Authors: Dasta J, Waikar SS, Xie L, Boklage S, Baser O, Chiodo J, Badawi O.

Purpose: The goal of this study was to examine the real-world patterns of care and interventions among intensive care unit (ICU) patients with hypervolemic and euvolemic hyponatremia using a large clinical database.

Materials and Methods: The Phillips eICU Research Institute database was used to investigate hyponatremia treatment patterns and trends, mortality, and ICU and hospital length of stay. Demographics, clinical characteristics, and outcome variables were compared in patients corrected for hyponatremia using both a more strict and a less strict definition.
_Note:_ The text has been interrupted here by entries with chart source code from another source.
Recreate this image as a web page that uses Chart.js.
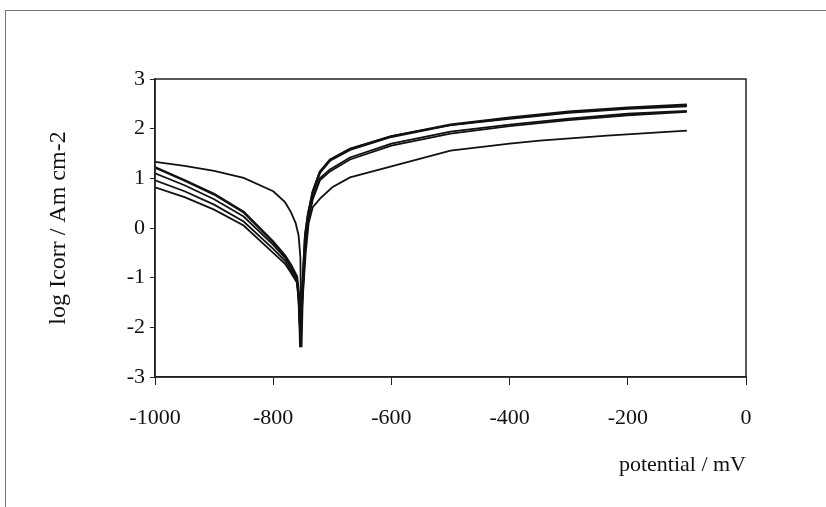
<!DOCTYPE html>
<html>
<head>
<meta charset="utf-8">
<script src="https://cdn.jsdelivr.net/npm/chart.js@4.4.1/dist/chart.umd.min.js"></script>
<style>
  html, body { margin: 0; padding: 0; background: #fff; }
  #wrap { position: relative; width: 826px; height: 507px; }
  #frame {
    position: absolute; left: 5px; top: 10px; right: 0; bottom: 0;
    border-left: 1px solid #777; border-top: 1px solid #777;
    pointer-events: none;
  }
</style>
</head>
<body>
<div id="wrap">
  <canvas id="polChart" width="826" height="507"></canvas>
  <div id="frame"></div>
</div>
<script>
// polarisation curves (potential in mV, log current)
const xTicks = [-1000, -800, -600, -400, -200, 0];
const yTicks = [-3, -2, -1, 0, 1, 2, 3];

const potA = [-1000, -950, -900, -850, -800, -780, -770, -762, -757, -754, -752,
              -750, -745, -740, -733, -720, -700, -670, -600, -500, -400, -349, -235, -100];
const logA = [1.33, 1.25, 1.15, 1.01, 0.74, 0.52, 0.32, 0.1, -0.15, -0.6, -2.4,
              -1.4, -0.5, 0.1, 0.42, 0.6, 0.82, 1.02, 1.24, 1.56, 1.7, 1.76, 1.86, 1.96];

// the other four share the same potentials
const potB = [-1000, -950, -900, -850, -800, -780, -770, -760, -757, -755, -754,
              -752, -749, -746, -741, -733, -721, -704, -670, -600, -500, -400, -300, -200, -100];
const logB = [1.22, 0.96, 0.68, 0.32, -0.28, -0.56, -0.75, -0.98, -1.3, -1.9, -2.4,
              -1.6, -0.9, -0.2, 0.26, 0.72, 1.12, 1.36, 1.58, 1.84, 2.08, 2.22, 2.34, 2.42, 2.48];
const logC = [1.1, 0.86, 0.58, 0.23, -0.34, -0.6, -0.79, -1.0, -1.35, -1.9, -2.3,
              -1.5, -0.8, -0.1, 0.3, 0.75, 1.14, 1.38, 1.6, 1.85, 2.07, 2.2, 2.32, 2.4, 2.45];
const logD = [0.96, 0.74, 0.47, 0.13, -0.42, -0.66, -0.85, -1.05, -1.4, -1.95, -2.3,
              -1.7, -1.0, -0.35, 0.18, 0.62, 1.0, 1.18, 1.42, 1.7, 1.94, 2.08, 2.2, 2.3, 2.36];
const logE = [0.82, 0.62, 0.37, 0.05, -0.5, -0.72, -0.9, -1.1, -1.45, -2.0, -2.35,
              -1.8, -1.1, -0.4, 0.14, 0.58, 0.96, 1.14, 1.38, 1.66, 1.9, 2.05, 2.17, 2.27, 2.34];

const serif = 'Liberation Serif';

function toPoints(xs, ys) {
  return xs.map((x, i) => ({ x: x, y: ys[i] }));
}

function curve(xs, ys, width) {
  return {
    data: toPoints(xs, ys),
    showLine: true,
    borderColor: '#111',
    borderWidth: width,
    pointRadius: 0,
    tension: 0
  };
}

// box round the plot area (top and right sides)
const plotBox = {
  id: 'plotBox',
  afterDraw(chart) {
    const { ctx, chartArea: a } = chart;
    ctx.save();
    ctx.strokeStyle = '#222';
    ctx.lineWidth = 1.5;
    ctx.strokeRect(a.left, a.top, a.right - a.left, a.bottom - a.top);
    ctx.restore();
  }
};

const ctx = document.getElementById('polChart').getContext('2d');
new Chart(ctx, {
  type: 'scatter',
  data: {
    datasets: [
      curve(potA, logA, 1.8),
      curve(potB, logB, 2.6),
      curve(potB, logC, 1.8),
      curve(potB, logD, 1.8),
      curve(potB, logE, 1.8)
    ]
  },
  options: {
    responsive: false,
    animation: false,
    devicePixelRatio: 1,
    layout: { padding: { top: 79, right: 80, left: 0, bottom: 0 } },
    plugins: { legend: { display: false }, tooltip: { enabled: false } },
    scales: {
      x: {
        type: 'linear',
        min: -1000,
        max: 0,
        afterFit: s => { s.height = 130; },
        afterBuildTicks: s => { s.ticks = xTicks.map(v => ({ value: v })); },
        grid: { drawOnChartArea: false, tickLength: 8, color: '#222' },
        border: { display: true, color: '#222', width: 1.5 },
        ticks: {
          padding: 20,
          color: '#111',
          font: { family: serif, size: 22 },
          callback: v => String(v)
        },
        title: {
          display: true,
          text: 'potential / mV',
          align: 'end',
          color: '#111',
          font: { family: serif, size: 22 },
          padding: { top: 0, bottom: 29 }
        }
      },
      y: {
        min: -3,
        max: 3,
        afterFit: s => { s.width = 155; },
        afterBuildTicks: s => { s.ticks = yTicks.map(v => ({ value: v })); },
        grid: { drawOnChartArea: false, tickLength: 5, color: '#222' },
        border: { display: true, color: '#222', width: 1.5 },
        ticks: {
          padding: 5,
          color: '#111',
          font: { family: serif, size: 22 },
          callback: v => String(v)
        },
        title: {
          display: true,
          text: 'log Icorr / Am cm-2',
          color: '#111',
          font: { family: serif, size: 24 },
          padding: { top: 44, bottom: 0 }
        }
      }
    }
  },
  plugins: [plotBox]
});
</script>
</body>
</html>
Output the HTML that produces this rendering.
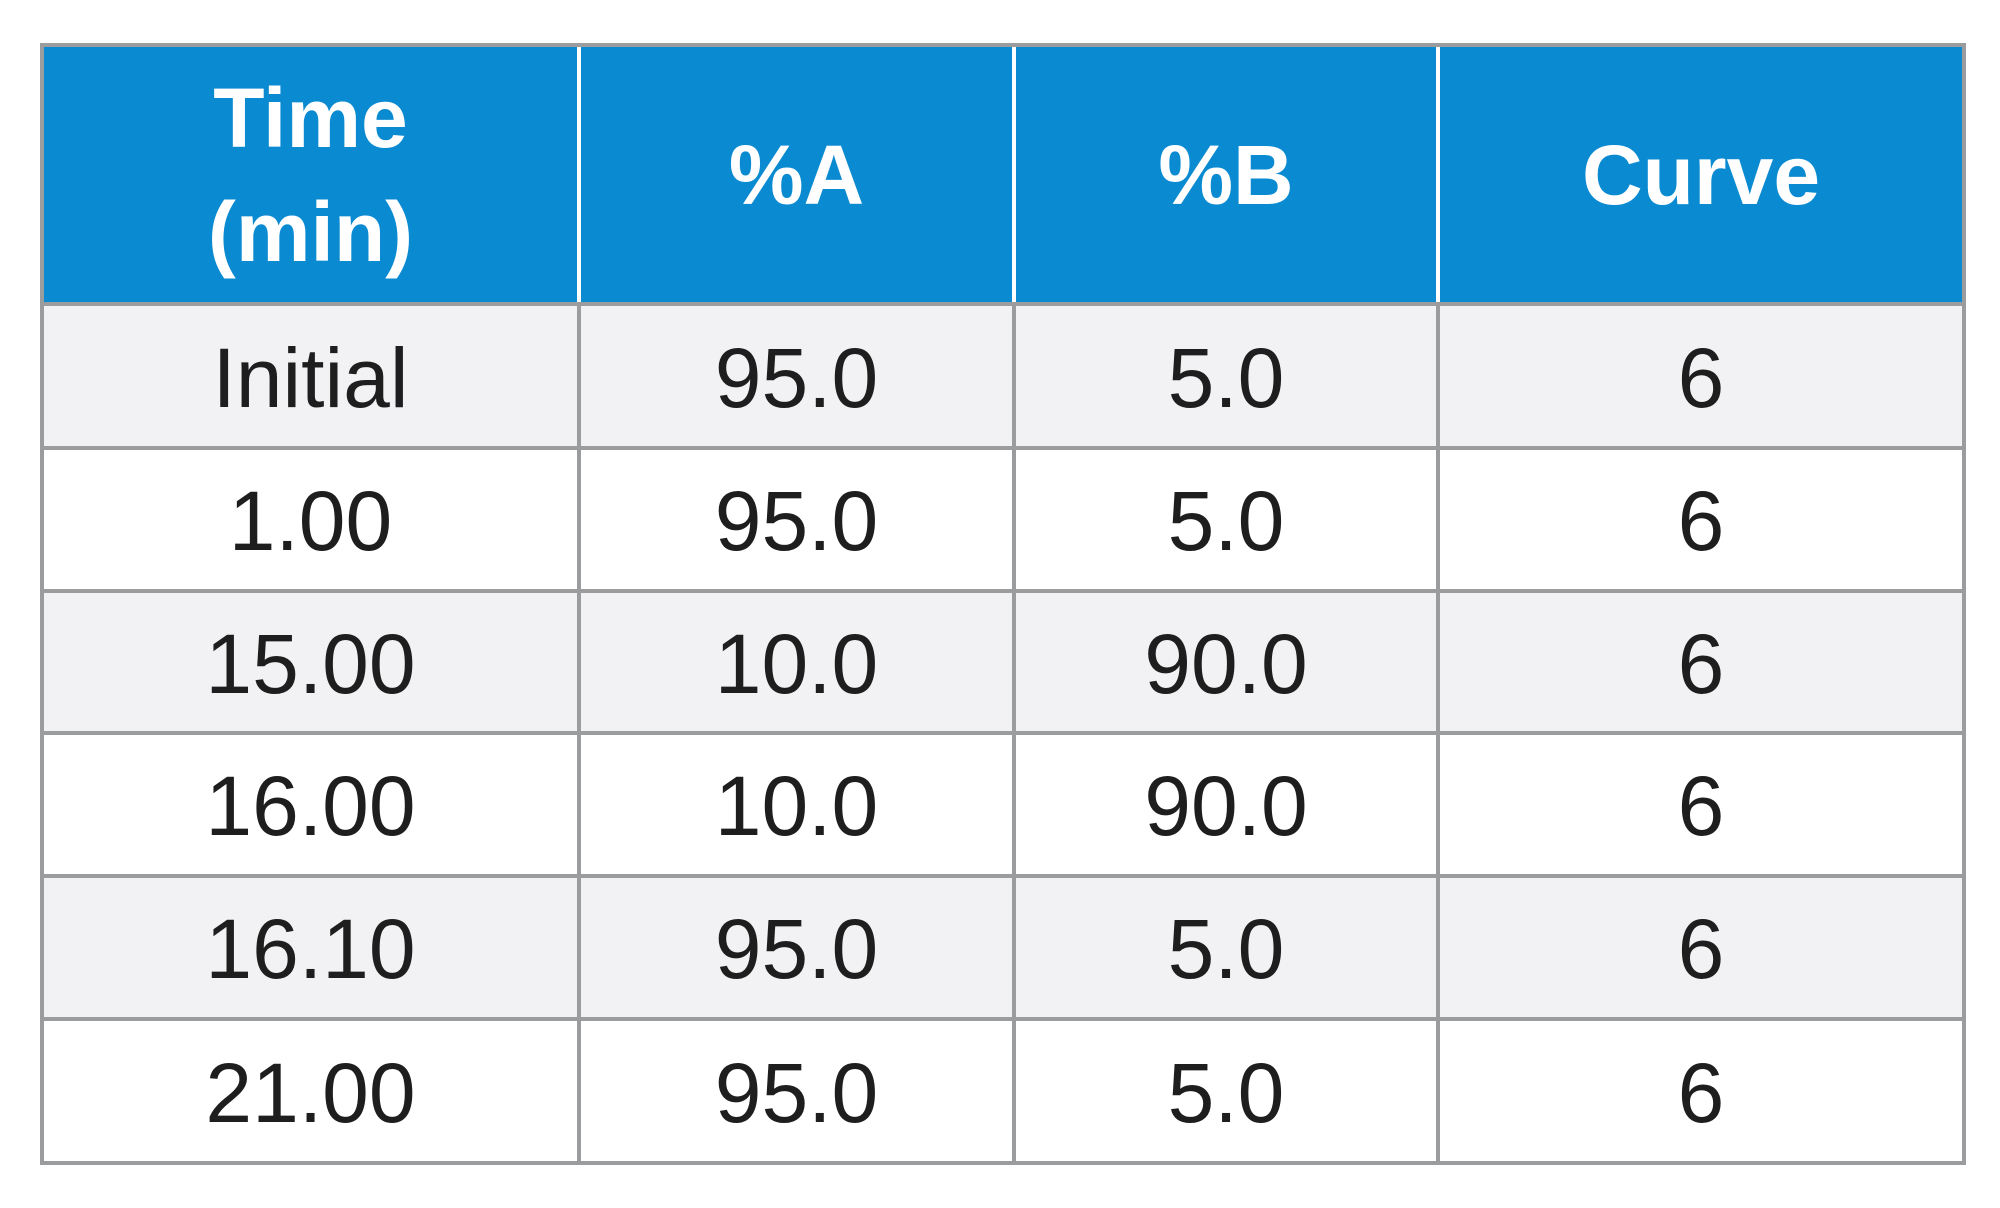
<!DOCTYPE html>
<html><head><meta charset="utf-8"><style>
html,body{margin:0;padding:0;background:#fff;}
body{width:2000px;height:1208px;position:relative;overflow:hidden;font-family:"Liberation Sans",sans-serif;}
.c{position:absolute;display:flex;align-items:center;justify-content:center;text-align:center;box-sizing:border-box;}
.h{background:#0a8ad1;color:#fff;font-weight:bold;font-size:84px;line-height:114px;}
.b{color:#1e1e1e;font-size:84px;}
.hl{position:absolute;background:#9a9c9e;}
.wl{position:absolute;background:#fff;}
</style></head><body>
<div id="t"></div>
<script>
const headers=["Time<br>(min)","%A","%B","Curve"];
const times=["Initial","1.00","15.00","16.00","16.10","21.00"];
const pctA=["95.0","95.0","10.0","10.0","95.0","95.0"];
const pctB=["5.0","5.0","90.0","90.0","5.0","5.0"];
const curve=["6","6","6","6","6","6"];
const t=document.getElementById('t');
const xs=[42,579,1014,1438,1964];
const ys=[45,304,448,591,733,876,1019,1163];
const names=["time","pct-a","pct-b","curve"];
for(let c=0;c<4;c++){
  const d=document.createElement('div');
  d.className='c h';
  
  
  d.style.left=xs[c]+'px';d.style.top=ys[0]+'px';d.style.width=(xs[c+1]-xs[c])+'px';d.style.height=(ys[1]-ys[0])+'px';
  d.innerHTML=headers[c];t.appendChild(d);
}
const cols=[times,pctA,pctB,curve];
for(let r=0;r<times.length;r++){
  const bg=document.createElement('div');
  
  
  bg.style.cssText='position:absolute;left:'+xs[0]+'px;top:'+ys[r+1]+'px;width:'+(xs[4]-xs[0])+'px;height:'+(ys[r+2]-ys[r+1])+'px;background:'+(r%2===0?'#f2f2f4':'#fff');
  t.appendChild(bg);
  for(let c=0;c<4;c++){
    const d=document.createElement('div');
    d.className='c b';
    
    
    d.style.left=xs[c]+'px';d.style.top=(ys[r+1]+2)+'px';d.style.width=(xs[c+1]-xs[c])+'px';d.style.height=(ys[r+2]-ys[r+1])+'px';
    d.textContent=cols[c][r];t.appendChild(d);
  }
}
for(let i=1;i<ys.length;i++){
  const l=document.createElement('div');l.className='hl';
  
  
  l.style.cssText+='left:'+xs[0]+'px;top:'+(ys[i]-2)+'px;width:'+(xs[4]-xs[0])+'px;height:4px;';
  t.appendChild(l);
}
const topBorder=document.createElement('div');topBorder.className='hl';


topBorder.style.cssText+='left:'+xs[0]+'px;top:'+(ys[0]-2)+'px;width:'+(xs[4]-xs[0])+'px;height:4px;';
t.appendChild(topBorder);
for(let i=0;i<xs.length;i++){
  const inner=i>0&&i<xs.length-1;
  const l=document.createElement('div');l.className='hl';
  
  
  const y0=inner?ys[1]:ys[0]-2;
  l.style.cssText+='left:'+(xs[i]-2)+'px;top:'+y0+'px;width:4px;height:'+(ys[7]-y0+2)+'px;';
  t.appendChild(l);
  if(inner){
    const w=document.createElement('div');w.className='wl';
    
    
    w.style.cssText+='left:'+(xs[i]-2)+'px;top:'+(ys[0]+2)+'px;width:4px;height:'+(ys[1]-ys[0]-4)+'px;';
    t.appendChild(w);
  }
}
</script>
</body></html>
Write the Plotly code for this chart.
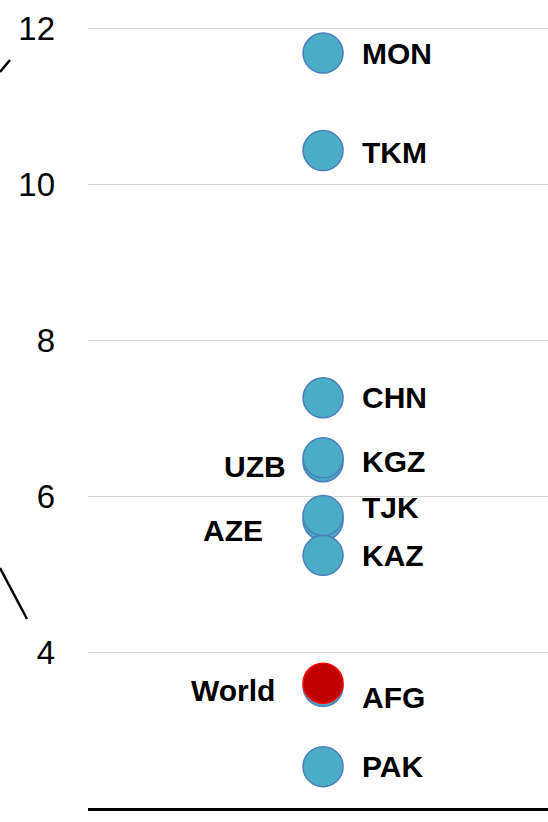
import plotly.graph_objects as go

# ---- data ----
countries = ["PAK", "AFG", "World", "AZE", "KAZ", "TJK", "UZB", "KGZ", "CHN", "TKM", "MON"]
values    = [2.53,  3.56,  3.60,    5.69,  5.24,  5.75,  6.44,  6.49,  7.26,  10.43, 11.68]
label_side = ["right", "right", "left", "left", "right", "right", "left", "right", "right", "right", "right"]
y_ticks = [2, 4, 6, 8, 10, 12]

# label pixel offsets (styling)
label_dx = {"PAK": 37, "AFG": 37, "World": -46, "AZE": -58, "KAZ": 37, "TJK": 37,
            "UZB": -35, "KGZ": 37, "CHN": 37, "TKM": 37, "MON": 37}
label_dy = {"PAK": 0, "AFG": -11, "World": -7, "AZE": -10, "KAZ": 0, "TJK": 8,
            "UZB": -5, "KGZ": -4, "CHN": 0, "TKM": -2, "MON": 0}

W, H = 548, 822
ML, MR, MT, MB = 88, 0, 27, 14

fill = ["#C00000" if c == "World" else "#4BACC6" for c in countries]
edge = ["#FF0000" if c == "World" else "#4A7EBB" for c in countries]

fig = go.Figure()
fig.add_trace(go.Scatter(
    x=[0] * len(countries), y=values, mode="markers",
    marker=dict(size=40, color=fill, line=dict(color=edge, width=1.5)),
    hoverinfo="text", text=countries, showlegend=False, cliponaxis=False,
))

annotations = []
for c, v, side in zip(countries, values, label_side):
    annotations.append(dict(
        x=0, y=v, xref="x", yref="y", text=f"<b>{c}</b>", showarrow=False,
        xanchor="left" if side == "right" else "right", yanchor="middle",
        xshift=label_dx[c], yshift=label_dy[c],
        font=dict(family="Liberation Sans, Arial, sans-serif", size=30, color="black"),
    ))

pw, ph = W - ML - MR, H - MT - MB
def px(x): return (x - ML) / pw
def py(y): return (H - MB - y) / ph

shapes = [
    dict(type="line", xref="paper", yref="paper", x0=px(0), y0=py(72), x1=px(10), y1=py(60),
         line=dict(color="black", width=2.5)),
    dict(type="line", xref="paper", yref="paper", x0=px(0), y0=py(568), x1=px(27), y1=py(619),
         line=dict(color="black", width=2.5)),
]

fig.update_layout(
    width=W, height=H,
    margin=dict(l=ML, r=MR, t=MT, b=MB),
    paper_bgcolor="white", plot_bgcolor="white",
    annotations=annotations, shapes=shapes,
    xaxis=dict(range=[-0.511, 0.489], showgrid=False, zeroline=False, showticklabels=False,
               showline=True, linecolor="black", linewidth=3, fixedrange=True),
    yaxis=dict(range=[2, 12.015], tickvals=y_ticks, ticktext=[str(t) for t in y_ticks],
               showgrid=True, gridcolor="#d4d4d4", gridwidth=1, zeroline=False,
               tickfont=dict(family="Liberation Sans, Arial, sans-serif", size=33, color="black"),
               ticklabelstandoff=32, showline=False, fixedrange=True),
)

fig.write_html("out.html", config={"displayModeBar": False},
               post_script="document.body.style.margin='0';document.body.style.padding='0';")
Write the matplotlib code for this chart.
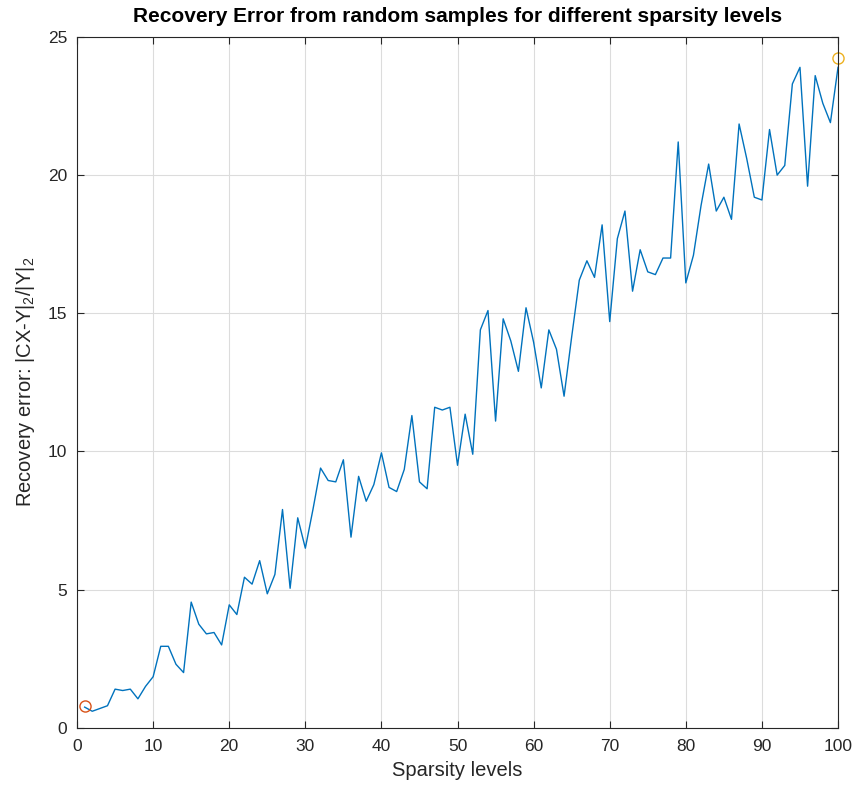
import numpy as np
import matplotlib
matplotlib.use("Agg")
import matplotlib.pyplot as plt

plt.rcParams['font.family'] = ['Liberation Sans', 'DejaVu Sans']
plt.rcParams['mathtext.fontset'] = 'custom'
plt.rcParams['mathtext.rm'] = 'Liberation Sans'

# sparsity levels 1..100 and recovery error
sparsity = list(range(1, 101))
errors = [
    0.75, 0.6, 0.7, 0.8, 1.4, 1.35, 1.4, 1.05, 1.5, 1.85,
    2.95, 2.95, 2.3, 2.0, 4.55, 3.75, 3.4, 3.45, 3.0, 4.45,
    4.1, 5.45, 5.2, 6.05, 4.85, 5.55, 7.9, 5.05, 7.6, 6.5,
    7.9, 9.4, 8.95, 8.9, 9.7, 6.9, 9.1, 8.2, 8.8, 9.95,
    8.7, 8.55, 9.35, 11.3, 8.9, 8.65, 11.6, 11.5, 11.6, 9.5,
    11.35, 9.9, 14.4, 15.1, 11.1, 14.8, 14.0, 12.9, 15.2, 13.95,
    12.3, 14.4, 13.7, 12.0, 14.15, 16.2, 16.9, 16.3, 18.2, 14.7,
    17.7, 18.7, 15.8, 17.3, 16.5, 16.4, 17.0, 17.0, 21.2, 16.1,
    17.1, 18.9, 20.4, 18.7, 19.2, 18.4, 21.85, 20.6, 19.2, 19.1,
    21.65, 20.0, 20.35, 23.3, 23.9, 19.6, 23.6, 22.6, 21.9, 23.9,
]
# highlighted points (first and last)
start_pt = (1, 0.8)
end_pt = (100, 24.25)

fig = plt.figure(figsize=(8.56, 7.86), dpi=100)
ax = fig.add_axes([0.09, 0.074, 0.889, 0.879])

ax.plot(sparsity, errors, color='#0072BD', linewidth=1.0)
ax.plot(*start_pt, 'o', mfc='none', mec='#D95319', ms=8, mew=1.0)
ax.plot(*end_pt, 'o', mfc='none', mec='#EDB120', ms=8, mew=1.0, clip_on=False)

ax.set_xlim(0, 100)
ax.set_ylim(0, 25)
ax.set_xticks(range(0, 101, 10))
ax.set_yticks(range(0, 26, 5))
ax.grid(True, color='#dcdcdc', linewidth=0.8)
ax.set_axisbelow(True)
ax.tick_params(direction='in', top=True, right=True, labelsize=12.5, colors='#262626', length=5)
ax.tick_params(axis='x', pad=8)
ax.tick_params(axis='y', pad=7)
for s in ax.spines.values():
    s.set_color('#262626')
    s.set_linewidth(0.8)

ax.set_xlabel("Sparsity levels", fontsize=14.5, color='#262626', labelpad=5)
ax.set_ylabel(r"Recovery error: |CX-Y|$_2$/|Y|$_2$", fontsize=14.5, color='#262626', labelpad=8)
ax.set_title("Recovery Error from random samples for different sparsity levels",
             fontsize=15, fontweight='bold', pad=11)

fig.savefig("out.png", dpi=100)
Results: At admission, 35%, 55%, and 10% of patients had mild, moderate, and severe hyponatremia, respectively. At the end of an ICU stay, the percentage of patients who did not have corrected serum sodium concentration was 48% (using a more strict definition) and 24% (using a less strict definition). Using either definition of correction, patients with serum sodium correction had lower mortality and longer survival than did patients without corrected serum sodium concentration.

Conclusions: A significant proportion of hyponatremia is not corrected during an ICU stay. Critically ill patients with hyponatremia who have their serum sodium corrected have lower mortality and longer survival, highlighting the need for more attention to hyponatremia and its correction in critically ill patients.